Aymo Brunetti betont, dass das «Einzelschicksal enorm wichtig» ist. Als Ökonom sieht er die Schweiz als ausgewogen aufgestellt an. Die schlimmsten Härten würden vermieden. „Es gibt in den USA Regionen, die wirtschaftlich beinahe mit unseren identisch sind. Aber schauen sie sich an, wie es dort jenen geht, die keinen Job finden, die landen sehr schnell auf der Strasse.»  Durch besonnene Politik habe die Schweiz den Strukturwandel gut überstanden. Das war’s dann gewesen mit der Klarheit.

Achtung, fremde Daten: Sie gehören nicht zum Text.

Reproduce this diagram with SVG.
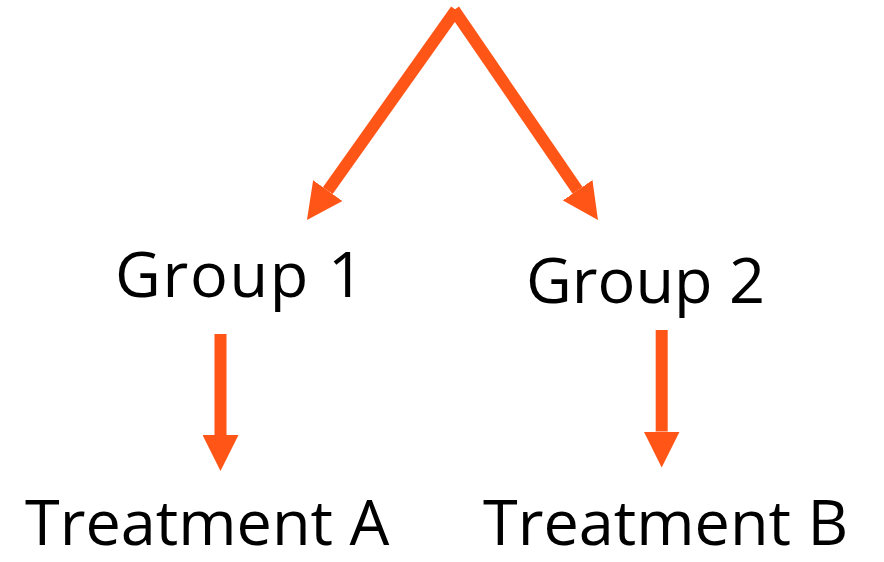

Podiumsteilnehmer aus verschiedenen Bereichen bringen ein wahres Potpourri an Aspekten in die Diskussion ein, die immer sperriger wird. Die hohe Spezialisierung der Arbeitnehmer in der Schweiz kommt zu Sprache, neben dem «lebenslangen Lernen», der Fehlkonstruktion des Pensionskassensystems und einem Punktesystem für Ausbildungen und dem europäischen Vergleich der Maturaquote.

Zu grosse Themen

Volkswirtschaftprofessor Aymo Brunetti erinnert die Runde fast verzweifelt daran: «Es gibt kein Recht auf Arbeit.» Er will damit erklären, dass die wirtschaftliche Organisation eines konkurrenzfähigen Arbeitsmarktes ein ganz anderes Thema ist, als die soziale Verantwortung, die damit einhergeht.

Vor dem Mittagessen schafft es die Runde den Themenkreis noch um die politische Dimension zu erweiteren, nämlich die Mindestlohninitivative. Der Eindruck vom Podium ist: Die Exponenten hätten viel zu sagen gehabt. Doch gelingt es nicht die drei grossen Themenkomplexe «Wirtschaftskrise, Arbeit und Bildung» unter einen Hut zu bringen. Vor den Fenstern verschwimmt die Sicht auf die Reinacher Hauptstrasse im Nieselregen.